Outspoken feminist author Doyle gets to the heart of our society's centuries-old hatred of trouble-causing women, from Billie Holliday to Sylvia Plath to, yes, Hillary Clinton. Doyle explores just what it is that makes loud, messy women such a threat to men, and why it's so meaningful that all women continue to make men uncomfortable.
White Trash: The 400-Year Untold History of Class in America by Nancy Isenberg
This book isn't strictly about women, but it pertains directly to women's issues—after all, it's white Americans, including a majority of white women, who voted into power politicians who intend to strip away women's access to things like affordable healthcare. But also, in it, Isenberg reveals ways in which the American government has historically worked to oppress working class women, even through programs like forced sterilization. (This sort of thing happened to women of all races; please also read about civil rights hero Fannie Lou Hamer, who was forcibly sterilized in a procedure colloquially known as a "Mississippi Appendectomy.")
They and We Will Get Into Trouble for This by Anna Moschovakis
Comprising several long poems, Moschovakis' latest work deals with questions about who we are and what is the nature of love and promises and the existence of soulmates in a manner which makes me—to put it bluntly but also, I hope, softly—want to bathe in the text. This is a thing, isn't it? Wanting to actually immerse yourself in the words you see placed on a page? Perhaps, or perhaps not. No matter, because I cannot swim in these words, except in my mind, where they've lodged quite completely. I think other readers will find themselve similarly drawn into this work, and all the better for it.

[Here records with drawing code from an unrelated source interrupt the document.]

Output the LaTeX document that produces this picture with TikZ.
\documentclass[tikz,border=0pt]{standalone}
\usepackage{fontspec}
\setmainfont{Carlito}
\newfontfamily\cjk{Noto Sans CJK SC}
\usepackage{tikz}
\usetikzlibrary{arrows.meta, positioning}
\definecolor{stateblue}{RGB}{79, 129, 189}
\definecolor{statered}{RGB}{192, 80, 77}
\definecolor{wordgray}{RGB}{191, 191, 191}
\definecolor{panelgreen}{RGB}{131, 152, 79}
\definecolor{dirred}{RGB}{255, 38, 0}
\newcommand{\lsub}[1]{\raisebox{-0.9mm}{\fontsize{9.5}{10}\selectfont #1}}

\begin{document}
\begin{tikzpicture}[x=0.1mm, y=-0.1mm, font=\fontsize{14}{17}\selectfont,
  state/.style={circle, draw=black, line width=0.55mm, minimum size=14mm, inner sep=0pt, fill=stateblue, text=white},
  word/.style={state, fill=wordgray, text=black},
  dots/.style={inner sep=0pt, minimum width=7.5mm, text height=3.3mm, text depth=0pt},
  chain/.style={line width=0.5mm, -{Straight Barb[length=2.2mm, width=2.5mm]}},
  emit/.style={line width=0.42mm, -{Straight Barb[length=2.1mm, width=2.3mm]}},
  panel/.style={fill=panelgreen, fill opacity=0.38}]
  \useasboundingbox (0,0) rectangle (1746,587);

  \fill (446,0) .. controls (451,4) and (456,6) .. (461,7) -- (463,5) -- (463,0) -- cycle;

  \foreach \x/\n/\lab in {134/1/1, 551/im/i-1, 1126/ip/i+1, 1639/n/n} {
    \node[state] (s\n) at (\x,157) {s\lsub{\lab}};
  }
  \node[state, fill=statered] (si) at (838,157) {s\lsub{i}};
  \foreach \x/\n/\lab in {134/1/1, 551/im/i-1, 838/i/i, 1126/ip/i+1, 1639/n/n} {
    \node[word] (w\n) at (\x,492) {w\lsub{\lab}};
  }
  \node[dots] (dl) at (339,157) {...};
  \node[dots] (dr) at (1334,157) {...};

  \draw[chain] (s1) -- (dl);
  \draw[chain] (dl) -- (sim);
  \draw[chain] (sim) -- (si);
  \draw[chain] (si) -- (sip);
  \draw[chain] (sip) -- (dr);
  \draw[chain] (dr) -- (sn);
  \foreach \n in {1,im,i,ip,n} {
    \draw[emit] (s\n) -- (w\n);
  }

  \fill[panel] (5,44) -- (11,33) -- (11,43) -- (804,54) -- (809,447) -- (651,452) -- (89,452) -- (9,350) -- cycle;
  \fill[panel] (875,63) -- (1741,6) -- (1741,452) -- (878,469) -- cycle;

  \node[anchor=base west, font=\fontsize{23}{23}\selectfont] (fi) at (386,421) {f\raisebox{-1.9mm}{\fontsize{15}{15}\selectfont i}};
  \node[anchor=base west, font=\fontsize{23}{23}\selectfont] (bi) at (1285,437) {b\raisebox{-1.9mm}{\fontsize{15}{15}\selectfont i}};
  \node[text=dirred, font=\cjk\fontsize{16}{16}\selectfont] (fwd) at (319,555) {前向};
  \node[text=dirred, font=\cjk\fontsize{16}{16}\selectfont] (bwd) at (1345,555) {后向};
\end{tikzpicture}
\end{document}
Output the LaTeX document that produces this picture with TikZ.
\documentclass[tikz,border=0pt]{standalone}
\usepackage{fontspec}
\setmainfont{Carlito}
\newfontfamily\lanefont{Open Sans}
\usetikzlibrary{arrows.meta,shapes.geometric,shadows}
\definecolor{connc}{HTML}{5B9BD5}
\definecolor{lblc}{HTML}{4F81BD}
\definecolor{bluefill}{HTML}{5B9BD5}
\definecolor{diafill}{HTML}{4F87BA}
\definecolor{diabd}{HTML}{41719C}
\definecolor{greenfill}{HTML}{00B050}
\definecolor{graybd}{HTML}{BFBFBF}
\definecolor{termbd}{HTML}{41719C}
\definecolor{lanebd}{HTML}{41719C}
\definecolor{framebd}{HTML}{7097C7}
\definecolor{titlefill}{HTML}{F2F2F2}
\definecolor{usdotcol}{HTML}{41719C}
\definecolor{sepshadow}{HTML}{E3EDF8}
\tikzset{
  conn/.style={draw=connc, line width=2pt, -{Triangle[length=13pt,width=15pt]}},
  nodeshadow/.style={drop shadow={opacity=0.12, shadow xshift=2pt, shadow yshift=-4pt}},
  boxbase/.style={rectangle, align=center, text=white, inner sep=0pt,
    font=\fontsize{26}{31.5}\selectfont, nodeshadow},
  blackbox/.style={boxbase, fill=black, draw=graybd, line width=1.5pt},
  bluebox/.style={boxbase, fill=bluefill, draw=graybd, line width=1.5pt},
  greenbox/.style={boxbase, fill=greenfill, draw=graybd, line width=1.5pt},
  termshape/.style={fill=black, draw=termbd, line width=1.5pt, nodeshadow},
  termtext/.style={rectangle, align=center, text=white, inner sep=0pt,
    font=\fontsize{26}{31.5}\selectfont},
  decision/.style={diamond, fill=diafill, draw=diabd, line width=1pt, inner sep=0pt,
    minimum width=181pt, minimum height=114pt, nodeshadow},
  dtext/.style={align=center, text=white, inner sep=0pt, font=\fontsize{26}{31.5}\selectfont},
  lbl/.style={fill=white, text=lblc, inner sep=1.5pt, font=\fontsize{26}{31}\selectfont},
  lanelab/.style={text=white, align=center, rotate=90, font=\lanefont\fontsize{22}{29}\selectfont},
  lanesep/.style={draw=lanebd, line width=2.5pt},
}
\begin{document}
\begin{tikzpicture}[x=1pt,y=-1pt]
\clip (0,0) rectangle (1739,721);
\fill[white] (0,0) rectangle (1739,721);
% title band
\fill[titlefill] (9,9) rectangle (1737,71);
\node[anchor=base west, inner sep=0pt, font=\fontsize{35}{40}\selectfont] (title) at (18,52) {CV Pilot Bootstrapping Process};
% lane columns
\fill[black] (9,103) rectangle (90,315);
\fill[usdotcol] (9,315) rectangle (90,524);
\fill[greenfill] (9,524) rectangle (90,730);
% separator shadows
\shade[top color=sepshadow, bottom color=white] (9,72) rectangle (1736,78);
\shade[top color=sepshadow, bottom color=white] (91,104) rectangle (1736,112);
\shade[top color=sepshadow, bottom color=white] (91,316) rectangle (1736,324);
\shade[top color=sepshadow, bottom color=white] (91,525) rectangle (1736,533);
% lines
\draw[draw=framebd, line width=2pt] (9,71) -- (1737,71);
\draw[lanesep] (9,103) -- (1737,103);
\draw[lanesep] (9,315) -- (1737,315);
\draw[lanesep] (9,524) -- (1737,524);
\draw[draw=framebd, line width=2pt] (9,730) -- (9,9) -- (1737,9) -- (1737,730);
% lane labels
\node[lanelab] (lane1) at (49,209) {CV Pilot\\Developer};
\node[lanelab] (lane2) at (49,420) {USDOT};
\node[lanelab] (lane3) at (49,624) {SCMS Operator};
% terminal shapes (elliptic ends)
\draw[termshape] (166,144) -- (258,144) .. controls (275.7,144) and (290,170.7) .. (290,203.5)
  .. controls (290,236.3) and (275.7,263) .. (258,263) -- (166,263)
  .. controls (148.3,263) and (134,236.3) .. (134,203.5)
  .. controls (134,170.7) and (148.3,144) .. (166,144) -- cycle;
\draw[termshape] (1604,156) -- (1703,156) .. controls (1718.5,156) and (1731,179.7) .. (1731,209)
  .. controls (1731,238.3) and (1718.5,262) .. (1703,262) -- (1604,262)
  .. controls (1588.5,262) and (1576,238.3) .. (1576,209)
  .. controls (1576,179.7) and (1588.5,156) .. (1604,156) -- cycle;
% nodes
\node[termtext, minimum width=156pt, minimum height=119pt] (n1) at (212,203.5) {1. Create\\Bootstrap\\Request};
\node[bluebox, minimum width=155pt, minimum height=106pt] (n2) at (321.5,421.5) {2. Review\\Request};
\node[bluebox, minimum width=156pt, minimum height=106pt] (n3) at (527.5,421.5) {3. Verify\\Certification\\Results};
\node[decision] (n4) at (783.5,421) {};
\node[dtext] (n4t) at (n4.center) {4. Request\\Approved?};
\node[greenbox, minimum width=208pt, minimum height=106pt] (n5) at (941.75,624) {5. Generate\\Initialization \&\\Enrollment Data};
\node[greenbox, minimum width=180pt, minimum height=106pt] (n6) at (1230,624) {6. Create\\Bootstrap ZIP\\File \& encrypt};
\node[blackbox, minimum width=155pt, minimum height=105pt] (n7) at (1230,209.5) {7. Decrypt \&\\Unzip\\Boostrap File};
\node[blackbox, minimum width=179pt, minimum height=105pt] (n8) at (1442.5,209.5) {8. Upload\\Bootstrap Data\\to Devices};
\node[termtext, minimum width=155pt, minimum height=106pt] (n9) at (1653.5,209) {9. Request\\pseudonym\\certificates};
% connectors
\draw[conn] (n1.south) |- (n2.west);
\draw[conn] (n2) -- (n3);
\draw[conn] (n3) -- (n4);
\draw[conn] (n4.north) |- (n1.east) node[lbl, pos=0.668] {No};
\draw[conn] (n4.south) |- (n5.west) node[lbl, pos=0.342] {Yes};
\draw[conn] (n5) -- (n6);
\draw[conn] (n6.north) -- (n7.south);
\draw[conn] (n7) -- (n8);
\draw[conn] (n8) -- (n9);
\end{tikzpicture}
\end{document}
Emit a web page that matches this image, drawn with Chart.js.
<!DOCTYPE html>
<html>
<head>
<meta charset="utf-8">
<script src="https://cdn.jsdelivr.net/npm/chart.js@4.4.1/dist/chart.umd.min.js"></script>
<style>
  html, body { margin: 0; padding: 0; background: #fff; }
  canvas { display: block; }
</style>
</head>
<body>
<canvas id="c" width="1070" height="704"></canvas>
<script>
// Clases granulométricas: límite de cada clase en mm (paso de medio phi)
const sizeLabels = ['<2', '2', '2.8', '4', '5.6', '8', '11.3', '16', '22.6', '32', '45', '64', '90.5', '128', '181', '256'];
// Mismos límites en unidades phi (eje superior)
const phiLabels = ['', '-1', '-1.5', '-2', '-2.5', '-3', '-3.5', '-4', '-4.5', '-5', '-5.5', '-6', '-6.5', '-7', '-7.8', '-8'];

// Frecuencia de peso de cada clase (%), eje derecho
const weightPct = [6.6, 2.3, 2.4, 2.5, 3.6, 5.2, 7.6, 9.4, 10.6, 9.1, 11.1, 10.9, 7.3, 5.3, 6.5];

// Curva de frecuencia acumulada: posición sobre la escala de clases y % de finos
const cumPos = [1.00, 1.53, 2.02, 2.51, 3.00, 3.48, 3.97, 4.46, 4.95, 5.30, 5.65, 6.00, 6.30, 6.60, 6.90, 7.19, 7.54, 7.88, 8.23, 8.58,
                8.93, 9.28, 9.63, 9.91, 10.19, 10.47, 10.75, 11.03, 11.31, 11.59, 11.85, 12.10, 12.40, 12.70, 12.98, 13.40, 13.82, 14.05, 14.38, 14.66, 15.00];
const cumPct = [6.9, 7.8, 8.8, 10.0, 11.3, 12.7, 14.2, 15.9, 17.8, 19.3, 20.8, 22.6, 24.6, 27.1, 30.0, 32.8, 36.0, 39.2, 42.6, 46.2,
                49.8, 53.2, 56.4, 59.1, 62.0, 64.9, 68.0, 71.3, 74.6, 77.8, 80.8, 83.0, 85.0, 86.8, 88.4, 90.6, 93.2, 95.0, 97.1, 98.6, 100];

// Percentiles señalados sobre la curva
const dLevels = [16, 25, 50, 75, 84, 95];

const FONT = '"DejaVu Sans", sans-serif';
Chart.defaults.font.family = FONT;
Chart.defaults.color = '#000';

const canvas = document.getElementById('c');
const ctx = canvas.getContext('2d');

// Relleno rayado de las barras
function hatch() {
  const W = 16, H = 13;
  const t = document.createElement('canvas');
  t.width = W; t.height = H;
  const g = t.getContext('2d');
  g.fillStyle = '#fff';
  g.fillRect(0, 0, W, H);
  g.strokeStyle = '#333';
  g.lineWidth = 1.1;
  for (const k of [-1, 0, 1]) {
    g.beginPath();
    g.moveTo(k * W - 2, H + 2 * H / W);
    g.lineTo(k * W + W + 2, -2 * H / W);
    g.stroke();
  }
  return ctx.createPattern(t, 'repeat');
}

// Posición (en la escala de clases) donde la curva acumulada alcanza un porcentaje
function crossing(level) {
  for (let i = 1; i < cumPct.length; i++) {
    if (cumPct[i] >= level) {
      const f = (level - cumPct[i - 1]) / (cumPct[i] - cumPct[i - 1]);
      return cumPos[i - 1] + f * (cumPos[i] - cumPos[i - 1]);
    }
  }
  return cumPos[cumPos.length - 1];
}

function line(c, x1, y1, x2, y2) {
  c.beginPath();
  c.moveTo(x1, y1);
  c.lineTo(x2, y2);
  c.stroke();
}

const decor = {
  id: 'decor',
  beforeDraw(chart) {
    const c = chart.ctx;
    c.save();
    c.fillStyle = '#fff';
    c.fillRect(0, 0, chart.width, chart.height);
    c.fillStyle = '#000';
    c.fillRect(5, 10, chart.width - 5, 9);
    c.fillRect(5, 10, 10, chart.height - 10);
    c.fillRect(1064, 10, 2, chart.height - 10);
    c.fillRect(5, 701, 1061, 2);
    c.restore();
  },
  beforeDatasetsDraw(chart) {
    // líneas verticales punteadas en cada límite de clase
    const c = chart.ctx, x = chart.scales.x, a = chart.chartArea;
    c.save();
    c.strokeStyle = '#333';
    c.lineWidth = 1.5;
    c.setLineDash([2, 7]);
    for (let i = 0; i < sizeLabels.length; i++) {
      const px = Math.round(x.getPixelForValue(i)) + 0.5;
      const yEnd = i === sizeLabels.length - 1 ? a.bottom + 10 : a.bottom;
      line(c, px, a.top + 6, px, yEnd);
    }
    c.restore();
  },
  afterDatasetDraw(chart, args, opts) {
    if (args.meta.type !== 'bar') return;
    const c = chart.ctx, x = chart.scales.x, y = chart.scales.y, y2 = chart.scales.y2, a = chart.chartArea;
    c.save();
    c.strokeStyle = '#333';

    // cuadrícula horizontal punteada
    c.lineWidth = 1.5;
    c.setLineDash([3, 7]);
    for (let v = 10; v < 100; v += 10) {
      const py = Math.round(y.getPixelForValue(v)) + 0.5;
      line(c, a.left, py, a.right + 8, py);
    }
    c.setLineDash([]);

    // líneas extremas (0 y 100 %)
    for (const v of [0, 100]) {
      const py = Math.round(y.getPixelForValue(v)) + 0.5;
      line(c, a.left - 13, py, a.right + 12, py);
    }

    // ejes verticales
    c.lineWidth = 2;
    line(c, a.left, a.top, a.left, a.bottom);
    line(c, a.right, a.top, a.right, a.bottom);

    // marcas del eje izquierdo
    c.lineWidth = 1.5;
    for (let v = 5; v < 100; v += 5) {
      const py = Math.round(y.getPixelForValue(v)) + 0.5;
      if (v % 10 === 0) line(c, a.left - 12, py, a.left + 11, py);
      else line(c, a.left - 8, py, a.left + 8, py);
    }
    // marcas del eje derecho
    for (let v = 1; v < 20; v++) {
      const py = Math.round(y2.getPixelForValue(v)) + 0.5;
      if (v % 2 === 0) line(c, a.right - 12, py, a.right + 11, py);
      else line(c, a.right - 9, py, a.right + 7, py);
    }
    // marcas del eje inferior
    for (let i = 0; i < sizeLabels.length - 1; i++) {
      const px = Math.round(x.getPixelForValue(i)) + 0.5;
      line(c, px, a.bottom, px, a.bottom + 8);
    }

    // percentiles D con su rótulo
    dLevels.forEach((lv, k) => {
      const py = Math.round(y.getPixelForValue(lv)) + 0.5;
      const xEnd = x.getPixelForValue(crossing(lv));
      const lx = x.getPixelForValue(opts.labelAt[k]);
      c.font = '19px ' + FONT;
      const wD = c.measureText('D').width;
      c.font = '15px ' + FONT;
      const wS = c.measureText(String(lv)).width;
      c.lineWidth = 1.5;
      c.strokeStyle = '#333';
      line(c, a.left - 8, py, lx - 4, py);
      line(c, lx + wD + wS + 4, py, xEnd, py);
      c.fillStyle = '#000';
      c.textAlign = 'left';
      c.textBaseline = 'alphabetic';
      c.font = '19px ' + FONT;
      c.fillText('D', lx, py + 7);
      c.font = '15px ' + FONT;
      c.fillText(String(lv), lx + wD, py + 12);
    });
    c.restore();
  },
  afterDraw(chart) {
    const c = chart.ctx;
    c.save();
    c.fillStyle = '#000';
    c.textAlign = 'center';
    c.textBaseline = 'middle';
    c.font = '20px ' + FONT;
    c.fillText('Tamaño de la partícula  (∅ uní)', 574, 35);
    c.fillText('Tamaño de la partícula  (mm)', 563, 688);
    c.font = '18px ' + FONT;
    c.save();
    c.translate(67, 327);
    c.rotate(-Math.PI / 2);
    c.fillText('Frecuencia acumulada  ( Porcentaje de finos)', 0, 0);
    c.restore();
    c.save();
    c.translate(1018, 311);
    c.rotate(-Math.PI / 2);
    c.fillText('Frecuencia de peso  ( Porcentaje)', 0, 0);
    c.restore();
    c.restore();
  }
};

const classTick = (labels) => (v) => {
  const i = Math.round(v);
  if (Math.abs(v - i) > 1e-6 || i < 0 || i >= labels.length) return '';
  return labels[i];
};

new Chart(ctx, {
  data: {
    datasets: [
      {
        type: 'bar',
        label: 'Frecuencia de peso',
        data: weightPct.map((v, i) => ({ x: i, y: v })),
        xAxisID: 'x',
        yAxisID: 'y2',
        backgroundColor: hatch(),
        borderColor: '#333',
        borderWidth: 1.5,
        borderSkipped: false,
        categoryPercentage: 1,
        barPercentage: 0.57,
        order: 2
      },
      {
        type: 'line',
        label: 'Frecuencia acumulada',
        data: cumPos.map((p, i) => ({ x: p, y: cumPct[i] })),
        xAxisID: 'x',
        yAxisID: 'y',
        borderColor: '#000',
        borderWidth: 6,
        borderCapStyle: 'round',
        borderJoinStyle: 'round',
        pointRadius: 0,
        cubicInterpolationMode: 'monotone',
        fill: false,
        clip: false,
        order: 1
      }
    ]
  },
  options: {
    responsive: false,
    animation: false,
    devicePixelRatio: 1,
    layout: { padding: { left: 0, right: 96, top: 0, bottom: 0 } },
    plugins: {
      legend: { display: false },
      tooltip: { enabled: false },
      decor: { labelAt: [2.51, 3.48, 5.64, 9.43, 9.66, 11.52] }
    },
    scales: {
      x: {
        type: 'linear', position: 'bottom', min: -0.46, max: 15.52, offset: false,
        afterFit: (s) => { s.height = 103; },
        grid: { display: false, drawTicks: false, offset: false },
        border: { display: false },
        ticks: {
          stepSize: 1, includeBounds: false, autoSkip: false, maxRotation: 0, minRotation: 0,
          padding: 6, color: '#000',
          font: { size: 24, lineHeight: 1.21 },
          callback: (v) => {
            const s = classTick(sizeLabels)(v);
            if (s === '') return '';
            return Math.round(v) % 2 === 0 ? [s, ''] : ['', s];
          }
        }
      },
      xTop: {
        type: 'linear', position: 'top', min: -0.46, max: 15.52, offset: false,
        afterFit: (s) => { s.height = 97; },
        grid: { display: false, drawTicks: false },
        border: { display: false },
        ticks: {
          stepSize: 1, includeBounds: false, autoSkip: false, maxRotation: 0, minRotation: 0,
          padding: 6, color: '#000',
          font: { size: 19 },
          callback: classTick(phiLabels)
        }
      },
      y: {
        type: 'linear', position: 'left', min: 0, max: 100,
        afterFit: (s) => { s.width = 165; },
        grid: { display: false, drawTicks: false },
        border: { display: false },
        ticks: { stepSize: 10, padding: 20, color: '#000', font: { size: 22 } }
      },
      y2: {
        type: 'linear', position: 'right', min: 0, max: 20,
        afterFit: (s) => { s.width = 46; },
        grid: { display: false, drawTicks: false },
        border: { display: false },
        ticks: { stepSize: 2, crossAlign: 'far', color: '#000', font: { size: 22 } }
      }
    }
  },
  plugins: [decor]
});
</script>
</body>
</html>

I'll Tell You in Person by Chloe Caldwell
Caldwell's hilarious, honest writing about the kind of things that so many women keep hidden—drug use, acne anxiety, failed relationships, flailing careers—is so necessary to read right now, and always. Caldwell relates her life experiences in a singular voice filled with wit, frustration, intelligence, and empathy—it's that last part that's of particular importance, really. It's rare enough that young women and their choices are treated with any kindness or level of understanding by society at large, and Caldwell is not only unsparing in recounting the darkest parts of her life, but she makes it possible to see that you can be okay with yourself and the life you might always be figuring out how to live, because everyone fucks up sometimes and somehow. It's a powerful message, one we could all use right now.
Little Labors by Rivka Galchen
Galchen's book is a compilation of meditations—in the form of lists, brief observations, stories—on babies, motherhood, womanhood, and literature. It's a provocative and sometimes unsettling look into what is commonly thought to be a placid and sweet part of life, and it's important for its willingness to subvert any of the tropes about new motherhood and how women should and shouldn't feel about it. In a time when women's rights with regards to whether or not they should have a say in how they care for their bodies in jeopardy, Little Labors is a truly essential read.